Pastoral care of local parishioners was not Martin Luther’s Protestant invention. On the contrary, already in Late Medieval Society, conscientious attention to the spiritual nourishment of the Christian community was central. A new book by Deena Copeland Klepper draws our attention to the handbook by Albert von Diessen and its role
Pastoral Care and Community in Late Medieval Germany: Albert of Diessen’s “Mirror of Priests”

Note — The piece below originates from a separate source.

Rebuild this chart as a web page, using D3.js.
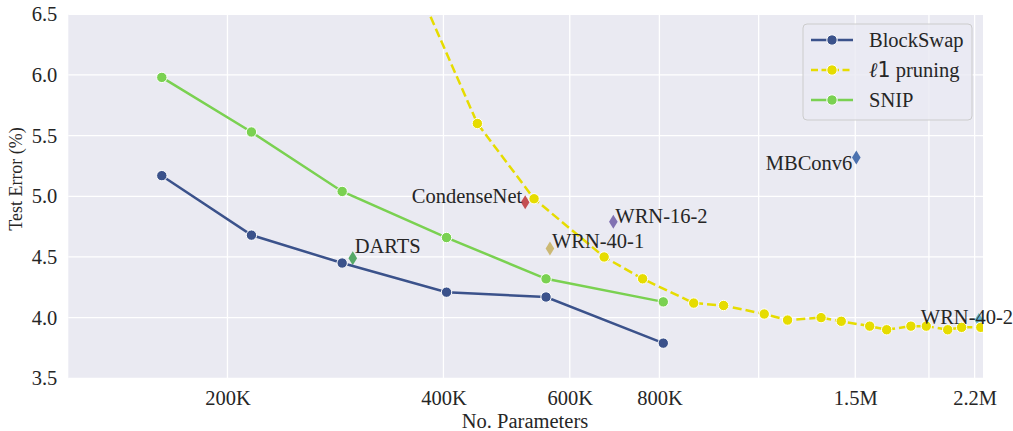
<!DOCTYPE html>
<html>
<head>
<meta charset="utf-8">
<script src="https://cdn.jsdelivr.net/npm/d3@7"></script>
<style>
  body { margin: 0; background: #fff; }
  text { font-family: "Liberation Serif", "Times New Roman", serif; fill: #262626; }
</style>
</head>
<body>
<script>
// sizes, values in data units
var paramsNet = [162e3, 216e3, 289e3, 404e3, 556e3, 810e3];
var blockSwapErr = [5.17, 4.68, 4.45, 4.21, 4.17, 3.79];
var snipErr = [5.98, 5.53, 5.04, 4.66, 4.32, 4.13];

var l1Params = [353e3, 446e3, 535e3, 670e3, 758e3, 893e3, 983e3, 1.12e6, 1.207e6, 1.344e6,
  1.434e6, 1.571e6, 1.659e6, 1.793e6, 1.884e6, 2.018e6, 2.11e6, 2.244e6];
var l1Err = [6.97, 5.60, 4.98, 4.50, 4.32, 4.12, 4.10, 4.03, 3.98, 4.00,
  3.97, 3.93, 3.90, 3.93, 3.93, 3.90, 3.92, 3.92];

var baseNames = ["DARTS", "CondenseNet", "WRN-40-1", "WRN-16-2", "MBConv6", "WRN-40-2"];
var baseParams = [299e3, 520e3, 563e3, 690e3, 1.505e6, 2.23e6];
var baseErr = [4.49, 4.95, 4.57, 4.79, 5.32, 3.98];

var xTicks = [200e3, 400e3, 600e3, 800e3, 1.1e6, 1.5e6, 1.9e6, 2.2e6];
var xTickLabels = ["200K", "400K", "600K", "800K", "", "1.5M", "", "2.2M"];
var yTicks = [3.5, 4.0, 4.5, 5.0, 5.5, 6.0, 6.5];

// styles
var baseColors = ["#55a868", "#c44e52", "#ccb974", "#8172b2", "#4c72b0", "#64b5cd"];
var labelOffset = {
  "DARTS": [2, -5, "start"],
  "CondenseNet": [-3, 1, "end"],
  "WRN-40-1": [2, 0, "start"],
  "WRN-16-2": [2, 1, "start"],
  "MBConv6": [-4, 13, "end"],
  "WRN-40-2": [-58, 4, "start"]
};
var fs = "20.5px";

var W = 1013, H = 431;
var margin = {top: 14.3, right: 30, bottom: 52.7, left: 68.3};
var width = W - margin.left - margin.right,
    height = H - margin.top - margin.bottom;

var x = d3.scaleLog().domain([120e3, 2.26e6]).range([0, width]);
var y = d3.scaleLinear().domain([3.5, 6.5]).range([height, 0]);

var svg = d3.select("body").append("svg")
  .attr("width", W).attr("height", H);

var g = svg.append("g")
  .attr("transform", "translate(" + margin.left + "," + margin.top + ")");

g.append("rect").attr("width", width).attr("height", height).attr("fill", "#eaeaf2");

g.append("clipPath").attr("id", "clip")
  .append("rect").attr("width", width).attr("height", height);

// grid
g.selectAll(".vgrid").data(xTicks).enter().append("line")
  .attr("x1", function(d) { return x(d); }).attr("x2", function(d) { return x(d); })
  .attr("y1", 0).attr("y2", height)
  .attr("stroke", "#fff").attr("stroke-width", 1.3);
g.selectAll(".hgrid").data(yTicks).enter().append("line")
  .attr("y1", function(d) { return y(d); }).attr("y2", function(d) { return y(d); })
  .attr("x1", 0).attr("x2", width)
  .attr("stroke", "#fff").attr("stroke-width", 1.3);

// axes
var xAxis = g.append("g").attr("transform", "translate(0," + height + ")")
  .call(d3.axisBottom(x).tickValues(xTicks)
    .tickFormat(function(d, i) { return xTickLabels[i]; }).tickSize(0).tickPadding(12));
var yAxis = g.append("g")
  .call(d3.axisLeft(y).tickValues(yTicks).tickFormat(d3.format(".1f")).tickSize(0).tickPadding(11));
[xAxis, yAxis].forEach(function(a) {
  a.select(".domain").remove();
  a.selectAll("text").style("font-family", "Liberation Serif").style("font-size", fs).attr("fill", "#262626");
});

svg.append("text").attr("x", 525).attr("y", 428)
  .attr("text-anchor", "middle").style("font-size", fs).text("No. Parameters");
svg.append("text").attr("transform", "translate(22,179) rotate(-90)")
  .attr("text-anchor", "middle").style("font-size", "18px").text("Test Error (%)");

var plot = g.append("g").attr("clip-path", "url(#clip)");

// baselines (diamonds)
var baseline = baseNames.map(function(n, i) {
  return {name: n, p: baseParams[i], e: baseErr[i], c: baseColors[i]};
});
plot.selectAll(".dia").data(baseline).enter().append("path")
  .attr("d", "M0,-7L4.3,0L0,7L-4.3,0Z")
  .attr("transform", function(d) { return "translate(" + x(d.p) + "," + y(d.e) + ")"; })
  .attr("fill", function(d) { return d.c; });

var line = d3.line()
  .x(function(d) { return x(d[0]); })
  .y(function(d) { return y(d[1]); });

var series = [
  {name: "BlockSwap", color: "#3b528b", dash: null, pts: d3.zip(paramsNet, blockSwapErr)},
  {name: "l1", color: "#e6dc00", dash: "9,4", pts: d3.zip(l1Params, l1Err)},
  {name: "SNIP", color: "#7ad151", dash: null, pts: d3.zip(paramsNet, snipErr)}
];
var drawOrder = [series[1], series[2], series[0]];

drawOrder.forEach(function(s) {
  plot.append("path").datum(s.pts)
    .attr("d", line).attr("fill", "none")
    .attr("stroke", s.color).attr("stroke-width", 2.5)
    .attr("stroke-dasharray", s.dash);
  plot.selectAll(null).data(s.pts).enter().append("circle")
    .attr("cx", function(d) { return x(d[0]); })
    .attr("cy", function(d) { return y(d[1]); })
    .attr("r", 5.2)
    .attr("fill", s.color).attr("stroke", "#fff").attr("stroke-width", 1);
});

// annotation labels
g.selectAll(".lab").data(baseline).enter().append("text")
  .attr("x", function(d) { return x(d.p) + labelOffset[d.name][0]; })
  .attr("y", function(d) { return y(d.e) + labelOffset[d.name][1]; })
  .attr("text-anchor", function(d) { return labelOffset[d.name][2]; })
  .style("font-size", fs)
  .text(function(d) { return d.name; });

// legend
var leg = g.append("g").attr("transform", "translate(" + (803 - margin.left) + "," + (24 - margin.top) + ")");
leg.append("rect").attr("width", 169).attr("height", 96).attr("rx", 4)
  .attr("fill", "#eaeaf2").attr("fill-opacity", 0.8)
  .attr("stroke", "#cccccc").attr("stroke-width", 1);
series.forEach(function(s, i) {
  var ly = 16 + i * 30;
  leg.append("line").attr("x1", 8).attr("x2", 50).attr("y1", ly).attr("y2", ly)
    .attr("stroke", s.color).attr("stroke-width", 2.5).attr("stroke-dasharray", s.dash ? "7,3.5" : null);
  leg.append("circle").attr("cx", 29).attr("cy", ly).attr("r", 5.2)
    .attr("fill", s.color).attr("stroke", "#fff").attr("stroke-width", 1);
  var t = leg.append("text").attr("x", 66).attr("y", ly + 7).style("font-size", fs);
  if (s.name === "l1") {
    t.append("tspan").style("font-family", "DejaVu Serif").style("font-style", "italic").text("ℓ");
    t.append("tspan").style("font-family", "DejaVu Sans").text("1");
    t.append("tspan").text(" pruning");
  } else {
    t.text(s.name);
  }
});
</script>
</body>
</html>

Series: Medieval Societies, Religions, and Cultures
By Deeana Copeland Klepper
Cornell University Press (December 15, 2022)
ISBN-10 : 1501766155
ISBN-13 : 978-1501766152
Little is known about Albert von Diessen, who lived in the late Middle Ages. He may have been born in Tegernsee. However, he ended up as an Augustinian Canon in Diessen, a small town at Ammersee in Southern Bavaria, where he wrote a mirror for priests between 1365 and 76, The Speculum Clericorum. In the autographs of the three different versions of the handbook, he mentioned himself as “Albertus presbyter et Canonicus regularis Monasterii sancta Marie virginis in Diessen” (Münchenm clm 5668, 159 and clm 18387,84).
The three autographs and the nearly 60 extant copies of these manuscripts hold a collection of administrative, legal, and pastoral advice, which turned the Mirror into a late medieval bestseller. Besides the handbook, Albert co-authored an Epytaphium Prealtorum in Diessen, a short chronicle, which he completed in 1365. He also wrote other similar chronicles and was responsible for the collection and edition of the title deeds and gifts belonging to the Augustinian chapter house in Diessen. This priory was a beneficiary of the local counts of Andechs-Diessen and was built at the same time as Diessen was upgraded to a significant local market town. How the Chapter House organised the priest’s assignment to the 20 or more local parishes serviced by the Augustinian canons has yet to be discovered (unfortunately, the archive is now missing).
Judging by his work, Albert was well-versed in the intellectual tradition of the Augustinians – the rules and regulations, canon law, the liturgical tradition and the theological foundation, including works of Augustine, Hugh of St. Victor, Bernard of Clairvaux and others. His “speculum” enjoyed widespread success. With nearly 60 extant copies preserved in Bavaria, we may presume his work set its mark on pastoral and communal life in Late Medieval Bavaria.
The Speculum Clericorum
Deeana Copeland Klepper has meticulously explored how local religious culture was constructed in this medieval European Christian society by closely studying this Mirror of Priests. The author shows how ostensibly universal religious ideals and laws were adapted, interpreted, and repurposed by those responsible for implementing them, thereby crafting distinctive, local expressions of Christianity.
The vision of the Christian community that emerges from Albert’s pastoral guide is one in which the messiness of ordinary life is evident. Geographic and legal boundaries outlined Albert’s imagined parish―property and jurisdictional rights, tithes, and sacramental responsibility―as well as symbolic realities.
By situating the Mirror of Priests within Albert’s physical and conceptual spaces, Klepper affirms the centrality of the parish and its community for those living under the rubric of Christianity, especially outside the larger cities. Thus, pivoting between the materiality of texts and the sociocultural contexts of an overlooked manuscript tradition, Pastoral Care and Community in Late Medieval Germany offers fresh insights into the role of parish priests, the pastoral manual genre, and late medieval religious life.